**Dataset content:**
________

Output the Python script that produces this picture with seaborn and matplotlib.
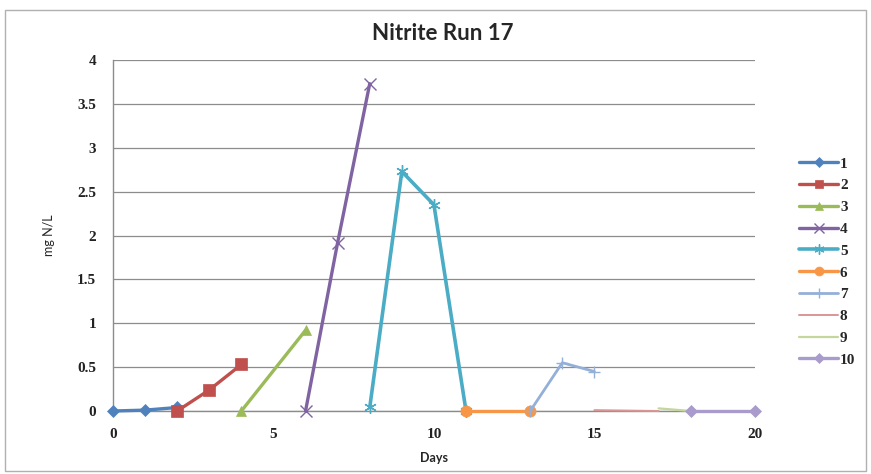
import numpy as np
import pandas as pd
import matplotlib
matplotlib.use("Agg")
import matplotlib.pyplot as plt
import seaborn as sns
from matplotlib.patches import Rectangle

# Data (days, mg N/L) for each run segment
days_1 = [0, 1, 2]
vals_1 = [0.0, 0.01, 0.04]
days_2 = [2, 3, 4]
vals_2 = [0.0, 0.24, 0.53]
days_3 = [4, 6]
vals_3 = [0.0, 0.92]
days_4 = [6, 7, 8]
vals_4 = [0.0, 1.92, 3.73]
days_5 = [8, 9, 10, 11]
vals_5 = [0.04, 2.73, 2.35, 0.0]
days_6 = [11, 13]
vals_6 = [0.0, 0.0]
days_7 = [13, 14, 15]
vals_7 = [0.0, 0.55, 0.45]
days_8 = [15, 17]
vals_8 = [0.01, 0.0]
days_9 = [17, 18]
vals_9 = [0.03, 0.0]
days_10 = [18, 20]
vals_10 = [0.0, 0.0]

series_names = ["1", "2", "3", "4", "5", "6", "7", "8", "9", "10"]
all_days = [days_1, days_2, days_3, days_4, days_5, days_6, days_7, days_8, days_9, days_10]
all_vals = [vals_1, vals_2, vals_3, vals_4, vals_5, vals_6, vals_7, vals_8, vals_9, vals_10]

colors = ["#4F81BD", "#C0504D", "#9BBB59", "#8064A2", "#4BACC6",
          "#F79646", "#95B0D8", "#D99694", "#C3D69B", "#A99BCB"]
markers = ["D", "s", "^", "x", (6, 2, 0), "o", "+", None, None, "D"]
msizes = [6, 8, 7, 9, 9, 8, 9, 0, 0, 6]
lwidths = [2.4, 2.4, 2.4, 2.4, 2.6, 2.4, 2.0, 1.4, 1.6, 2.4]

rows = []
for name, d, v in zip(series_names, all_days, all_vals):
    for x, y in zip(d, v):
        rows.append({"series": name, "day": x, "value": y})
df = pd.DataFrame(rows)

sns.set_style("white")
fig = plt.figure(figsize=(8.71, 4.74), dpi=100)
ax = fig.add_axes([0.1297, 0.1329, 0.737, 0.7405])

handles = []
for name, col, mk, ms, lw in zip(series_names, colors, markers, msizes, lwidths):
    sub = df[df["series"] == name]
    sns.lineplot(data=sub, x="day", y="value", ax=ax, color=col, linewidth=lw,
                 marker=mk if mk is not None else "", markersize=ms,
                 markeredgecolor=col, markeredgewidth=1.0 if mk in ("x", "+") or isinstance(mk, tuple) else 0.5,
                 legend=False, zorder=3, clip_on=False)
    handles.append(ax.lines[-1])

ax.set_xlim(0, 20)
ax.set_ylim(0, 4)
ax.set_xticks([0, 5, 10, 15, 20])
ax.set_yticks(np.arange(0, 4.01, 0.5))
ax.set_yticklabels(["0", "0.5", "1", "1.5", "2", "2.5", "3", "3.5", "4"])
ax.grid(axis="y", color="#8c8c8c", linewidth=0.9)
ax.set_axisbelow(True)
for s in ["top", "right"]:
    ax.spines[s].set_visible(False)
for s in ["left", "bottom"]:
    ax.spines[s].set_color("#8c8c8c")
    ax.spines[s].set_linewidth(1.0)
ax.tick_params(axis="both", direction="out", length=5, color="#8c8c8c", width=1.0,
               labelsize=11, pad=7)
for lab in ax.get_xticklabels() + ax.get_yticklabels():
    lab.set_family("Liberation Serif")
    lab.set_fontweight("bold")
    lab.set_color("#222222")

ax.set_xlabel("Days", family="Lato", fontweight="bold", fontsize=9, labelpad=8)
ax.set_ylabel("mg N/L", family="Lato", fontsize=9, labelpad=16)
fig.text(0.508, 0.93, "Nitrite Run 17", ha="center", va="center",
         family="Lato", fontweight="bold", fontsize=16)

leg = ax.legend(handles, series_names, loc="center left", bbox_to_anchor=(1.048, 0.425),
                frameon=False, handlelength=2.5, handletextpad=0.15, labelspacing=0.53,
                markerscale=0.8,
                prop={"family": "Liberation Serif", "weight": "bold", "size": 11})

fig.patches.append(Rectangle((0.006, 0.006), 0.988, 0.972, transform=fig.transFigure,
                             fill=False, edgecolor="#b0b0b0", linewidth=1.0))

fig.savefig("out.png", dpi=100)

________

**What the task requires:** Could the lines from the top of the material through the line with "ax = fig.add_axes([0.1297, 0.1329, 0.737, 0.7405])" be repeated exactly, pictures left out?

**Exercise solution:**
Output the Python script that produces this picture with seaborn and matplotlib.
import numpy as np
import pandas as pd
import matplotlib
matplotlib.use("Agg")
import matplotlib.pyplot as plt
import seaborn as sns
from matplotlib.patches import Rectangle

# Data (days, mg N/L) for each run segment
days_1 = [0, 1, 2]
vals_1 = [0.0, 0.01, 0.04]
days_2 = [2, 3, 4]
vals_2 = [0.0, 0.24, 0.53]
days_3 = [4, 6]
vals_3 = [0.0, 0.92]
days_4 = [6, 7, 8]
vals_4 = [0.0, 1.92, 3.73]
days_5 = [8, 9, 10, 11]
vals_5 = [0.04, 2.73, 2.35, 0.0]
days_6 = [11, 13]
vals_6 = [0.0, 0.0]
days_7 = [13, 14, 15]
vals_7 = [0.0, 0.55, 0.45]
days_8 = [15, 17]
vals_8 = [0.01, 0.0]
days_9 = [17, 18]
vals_9 = [0.03, 0.0]
days_10 = [18, 20]
vals_10 = [0.0, 0.0]

series_names = ["1", "2", "3", "4", "5", "6", "7", "8", "9", "10"]
all_days = [days_1, days_2, days_3, days_4, days_5, days_6, days_7, days_8, days_9, days_10]
all_vals = [vals_1, vals_2, vals_3, vals_4, vals_5, vals_6, vals_7, vals_8, vals_9, vals_10]

colors = ["#4F81BD", "#C0504D", "#9BBB59", "#8064A2", "#4BACC6",
          "#F79646", "#95B0D8", "#D99694", "#C3D69B", "#A99BCB"]
markers = ["D", "s", "^", "x", (6, 2, 0), "o", "+", None, None, "D"]
msizes = [6, 8, 7, 9, 9, 8, 9, 0, 0, 6]
lwidths = [2.4, 2.4, 2.4, 2.4, 2.6, 2.4, 2.0, 1.4, 1.6, 2.4]

rows = []
for name, d, v in zip(series_names, all_days, all_vals):
    for x, y in zip(d, v):
        rows.append({"series": name, "day": x, "value": y})
df = pd.DataFrame(rows)

sns.set_style("white")
fig = plt.figure(figsize=(8.71, 4.74), dpi=100)
ax = fig.add_axes([0.1297, 0.1329, 0.737, 0.7405])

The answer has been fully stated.